All of the societies constructed by UT departments, which have long been under the scanner over their financial mismanagement, will now have to deposit all their funds in the Consolidated Fund of India (CFI). These societies will be regularly audited in the future.
The UT Finance Department issued orders to heads of all the departments on yesterday, saying, “The income/revenue generated by the societies under your control is stored in the society’s account with prior permission of the Ministry of Home Affairs (MHA), otherwise it is considered as diversion of income from CFI and is not permitted.” It has also asked the departments that in order to maintain the income with the revenue generated by the society in the absence of any approval from the MHA, it may be ensured to deposit it in the CFI as soon as possible. It is worth noting that on May 14, the Finance Department had issued orders to nine departments to control and close the activities of the societies of these departments.

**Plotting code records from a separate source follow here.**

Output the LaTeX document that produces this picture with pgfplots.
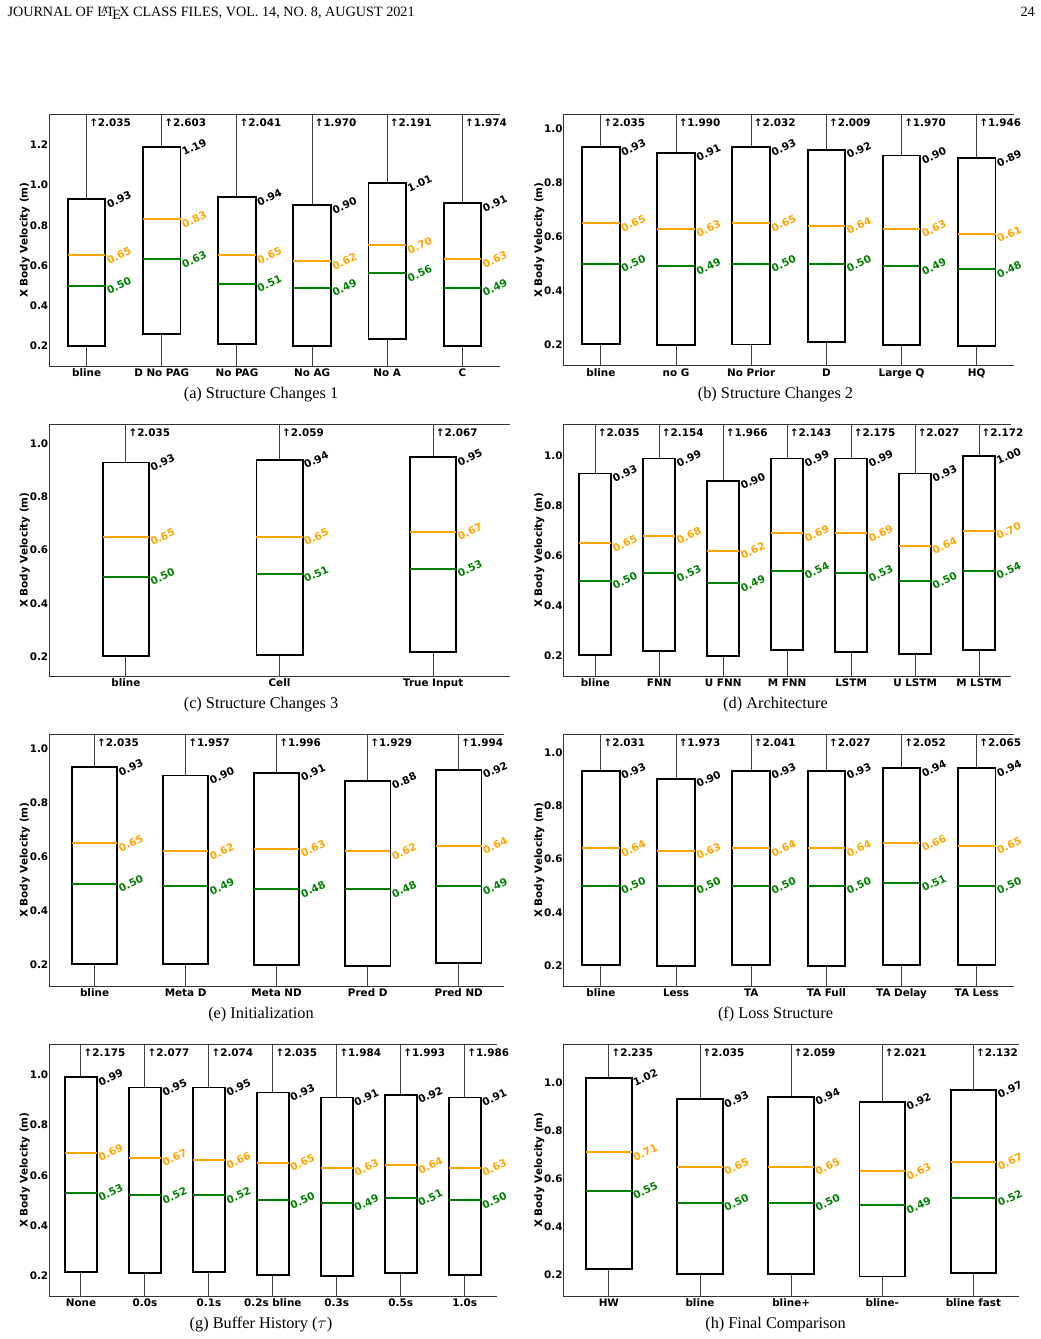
\documentclass[border=0pt]{standalone}
\usepackage{fontspec}
\setmainfont{Liberation Serif}
\newfontfamily\dvs{DejaVu Sans}
\usepackage{pgfplots}
\pgfplotsset{compat=1.18}
\usepgfplotslibrary{statistics}

\definecolor{medc}{HTML}{FFA500}
\definecolor{meanc}{HTML}{008000}

\newcommand\tkf{\dvs\bfseries\fontsize{10.4pt}{12pt}\selectfont}
\newcommand\hdrf{\fontsize{14.2pt}{17pt}\selectfont}
\newcommand\capf{\fontsize{16.3pt}{19pt}\selectfont}

\tikzset{
  vlab/.style={font=\tkf, rotate=25, anchor=center, inner sep=0pt},
  toplab/.style={font=\tkf, anchor=base west, inner sep=0pt, xshift=2.5pt, yshift=-12.4pt},
}

\pgfplotsset{
  boxplot/every median/.style={draw=medc, line width=2pt},
  boxplot/every whisker/.style={draw=black!75, line width=1pt},
  pane/.style={
    scale only axis, anchor=north west, height=251.7pt,
    axis x line*=box, axis y line*=left,
    axis line style={-, draw=black!80, line width=1pt},
    clip mode=individual,
    major tick length=0pt, tick style={draw=none},
    ytick={0.2,0.4,0.6,0.8,1.0,1.2},
    /pgf/number format/assume math mode=true,
    yticklabel style={font=\tkf, inner sep=0.6pt,
      /pgf/number format/fixed, /pgf/number format/fixed zerofill,
      /pgf/number format/precision=1},
    xticklabel style={font=\tkf, inner sep=0pt, yshift=-2.3pt},
    ylabel={X Body Velocity (m)},
    ylabel style={font=\tkf, inner sep=0pt, at={(ticklabel cs:0.5,-1pt)}},
  },
}

% one box: position, lower edge, median, mean, upper edge, maximum
\newcommand\bx[6]{%
  \addplot[black, line width=1.9pt, boxplot prepared={draw direction=y,
      draw position=#1, box extend=\bext, whisker extend=0,
      lower whisker=0, lower quartile=#2, median=#3,
      upper quartile=#5, upper whisker=#6}] coordinates {};
  \addplot[only marks, mark=-, mark size=\ms,
      mark options={draw=meanc, line width=2pt}] coordinates {(#1,#4)};
  \node[vlab, text=black] at (axis cs:{#1+\lx},#5) {#5};
  \node[vlab, text=medc] at (axis cs:{#1+\lx},#3) {#3};
  \node[vlab, text=meanc] at (axis cs:{#1+\lx},#4) {#4};
  \node[toplab] at (axis cs:#1,\ytop) {↑#6};
}

\begin{document}
\begin{tikzpicture}
\path[use as bounding box] (0pt,0pt) rectangle (1041pt,-1339pt);

\node[anchor=base west, font=\hdrf, inner sep=0pt] at (7.3pt,-16.7pt)
  {JOURNAL OF \LaTeX\ CLASS FILES, VOL. 14, NO. 8, AUGUST 2021};
\node[anchor=base east, font=\hdrf, inner sep=0pt] at (1035pt,-16.7pt) {24};

% (a)
\def\bext{0.5}\def\lx{0.432}\def\ms{18.79pt}\def\ytop{1.353}
\begin{axis}[pane, at={(49pt,-114.3pt)}, width=451pt,
  xmin=0.5, xmax=6.5, ymin=0.099, ymax=1.353, xtick={1,...,6},
  xticklabels={bline, D No PAG, No PAG, No AG, No A, C}]
\bx{1}{0.200}{0.65}{0.50}{0.93}{2.035}
\bx{2}{0.260}{0.83}{0.63}{1.19}{2.603}
\bx{3}{0.207}{0.65}{0.51}{0.94}{2.041}
\bx{4}{0.198}{0.62}{0.49}{0.90}{1.970}
\bx{5}{0.232}{0.70}{0.56}{1.01}{2.191}
\bx{6}{0.198}{0.63}{0.49}{0.91}{1.974}
\end{axis}
\node[anchor=base, font=\capf] at (261pt,-398.3pt) {(a) Structure Changes 1};

% (b)
\def\bext{0.5}\def\lx{0.432}\def\ms{18.79pt}\def\ytop{1.052}
\begin{axis}[pane, at={(563.3pt,-114.3pt)}, width=451pt,
  xmin=0.5, xmax=6.5, ymin=0.1225, ymax=1.052, xtick={1,...,6},
  xticklabels={bline, no G, No Prior, D, Large Q, HQ}]
\bx{1}{0.204}{0.65}{0.50}{0.93}{2.035}
\bx{2}{0.200}{0.63}{0.49}{0.91}{1.990}
\bx{3}{0.202}{0.65}{0.50}{0.93}{2.032}
\bx{4}{0.210}{0.64}{0.50}{0.92}{2.009}
\bx{5}{0.199}{0.63}{0.49}{0.90}{1.970}
\bx{6}{0.196}{0.61}{0.48}{0.89}{1.946}
\end{axis}
\node[anchor=base, font=\capf] at (775.5pt,-398.3pt) {(b) Structure Changes 2};

% (c)
\def\bext{0.3}\def\lx{0.239}\def\ms{23.05pt}\def\ytop{1.074}
\begin{axis}[pane, at={(49pt,-424.3pt)}, width=461pt,
  xmin=0.5, xmax=3.5, ymin=0.126, ymax=1.074, xtick={1,2,3},
  xticklabels={bline, Cell, True Input}]
\bx{1}{0.200}{0.65}{0.50}{0.93}{2.035}
\bx{2}{0.204}{0.65}{0.51}{0.94}{2.059}
\bx{3}{0.215}{0.67}{0.53}{0.95}{2.067}
\end{axis}
\node[anchor=base, font=\capf] at (261pt,-708.3pt) {(c) Structure Changes 3};

% (d)
\def\bext{0.5}\def\lx{0.464}\def\ms{15.99pt}\def\ytop{1.127}
\begin{axis}[pane, at={(563.3pt,-424.3pt)}, width=447.7pt,
  xmin=0.5, xmax=7.5, ymin=0.1185, ymax=1.127, xtick={1,...,7},
  xticklabels={bline, FNN, U FNN, M FNN, LSTM, U LSTM, M LSTM}]
\bx{1}{0.203}{0.65}{0.50}{0.93}{2.035}
\bx{2}{0.219}{0.68}{0.53}{0.99}{2.154}
\bx{3}{0.199}{0.62}{0.49}{0.90}{1.966}
\bx{4}{0.221}{0.69}{0.54}{0.99}{2.143}
\bx{5}{0.216}{0.69}{0.53}{0.99}{2.175}
\bx{6}{0.207}{0.64}{0.50}{0.93}{2.027}
\bx{7}{0.223}{0.70}{0.54}{1.00}{2.172}
\end{axis}
\node[anchor=base, font=\capf] at (775.5pt,-708.3pt) {(d) Architecture};

% (e)
\def\bext{0.5}\def\lx{0.400}\def\ms{22.77pt}\def\ytop{1.052}
\begin{axis}[pane, at={(49pt,-734.3pt)}, width=455.3pt,
  xmin=0.5, xmax=5.5, ymin=0.1225, ymax=1.052, xtick={1,...,5},
  xticklabels={bline, Meta D, Meta ND, Pred D, Pred ND}]
\bx{1}{0.204}{0.65}{0.50}{0.93}{2.035}
\bx{2}{0.204}{0.62}{0.49}{0.90}{1.957}
\bx{3}{0.199}{0.63}{0.48}{0.91}{1.996}
\bx{4}{0.195}{0.62}{0.48}{0.88}{1.929}
\bx{5}{0.209}{0.64}{0.49}{0.92}{1.994}
\end{axis}
\node[anchor=base, font=\capf] at (261pt,-1018.3pt) {(e) Initialization};

% (f)
\def\bext{0.5}\def\lx{0.432}\def\ms{18.79pt}\def\ytop{1.0675}
\begin{axis}[pane, at={(563.3pt,-734.3pt)}, width=451pt,
  xmin=0.5, xmax=6.5, ymin=0.124, ymax=1.0675, xtick={1,...,6},
  xticklabels={bline, Less, TA, TA Full, TA Delay, TA Less}]
\bx{1}{0.203}{0.64}{0.50}{0.93}{2.031}
\bx{2}{0.200}{0.63}{0.50}{0.90}{1.973}
\bx{3}{0.203}{0.64}{0.50}{0.93}{2.041}
\bx{4}{0.199}{0.64}{0.50}{0.93}{2.027}
\bx{5}{0.204}{0.66}{0.51}{0.94}{2.052}
\bx{6}{0.204}{0.65}{0.50}{0.94}{2.065}
\end{axis}
\node[anchor=base, font=\capf] at (775.5pt,-1018.3pt) {(f) Loss Structure};

% (g)
\def\bext{0.5}\def\lx{0.464}\def\ms{15.99pt}\def\ytop{1.122}
\begin{axis}[pane, at={(49pt,-1044.3pt)}, width=447.7pt,
  xmin=0.5, xmax=7.5, ymin=0.119, ymax=1.122, xtick={1,...,7},
  xticklabels={None, 0.0s, 0.1s, 0.2s bline, 0.3s, 0.5s, 1.0s}]
\bx{1}{0.215}{0.69}{0.53}{0.99}{2.175}
\bx{2}{0.212}{0.67}{0.52}{0.95}{2.077}
\bx{3}{0.213}{0.66}{0.52}{0.95}{2.074}
\bx{4}{0.203}{0.65}{0.50}{0.93}{2.035}
\bx{5}{0.197}{0.63}{0.49}{0.91}{1.984}
\bx{6}{0.212}{0.64}{0.51}{0.92}{1.993}
\bx{7}{0.203}{0.63}{0.50}{0.91}{1.986}
\end{axis}
\node[anchor=base, font=\capf] at (261pt,-1328.3pt) {(g) Buffer History ($\tau$)};

% (h)
\def\bext{0.5}\def\lx{0.400}\def\ms{22.79pt}\def\ytop{1.158}
\begin{axis}[pane, at={(563.3pt,-1044.3pt)}, width=455.7pt,
  xmin=0.5, xmax=5.5, ymin=0.113, ymax=1.158, xtick={1,...,5},
  xticklabels={HW, bline, bline+, bline-, bline fast}]
\bx{1}{0.226}{0.71}{0.55}{1.02}{2.235}
\bx{2}{0.204}{0.65}{0.50}{0.93}{2.035}
\bx{3}{0.204}{0.65}{0.50}{0.94}{2.059}
\bx{4}{0.194}{0.63}{0.49}{0.92}{2.021}
\bx{5}{0.210}{0.67}{0.52}{0.97}{2.132}
\end{axis}
\node[anchor=base, font=\capf] at (775.5pt,-1328.3pt) {(h) Final Comparison};
\end{tikzpicture}
\end{document}
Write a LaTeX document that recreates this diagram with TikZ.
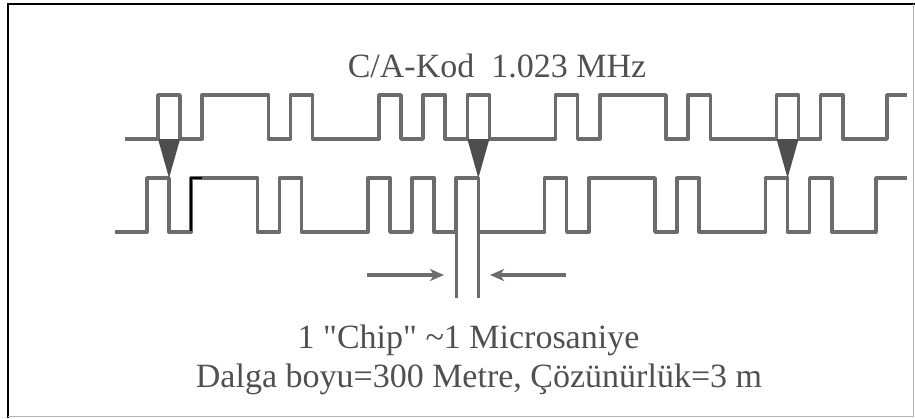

Complaints over the issue had been raised with the Prime Minister’s Office Grievance Cell
Activist RK Garg, who had raised the issue of the societies before the Prime Minister’s Office Grievance Cell, had objected to the administration issuing orders to only nine societies. Garg, in his complaint to the PMO in 2023, highlighted that the UT is directly administrated by the Government of India and its budget is allocated through the Union Budget passed by the Parliament. Therefore, all its revenues and expenditures are accounted for calculating budgetary allocations.
All of the income should be deposited in CFI, but it is not the case yet. Some of the prominent societies include Rogi Kalyan Samiti under the Health Department, Society for Promotion of IT in Chandigarh under the IT Department, Road Safety Society under the Transport Department, Rock Garden Society under the Tourism Department, and Post Graduate College Society under the Higher Education Department.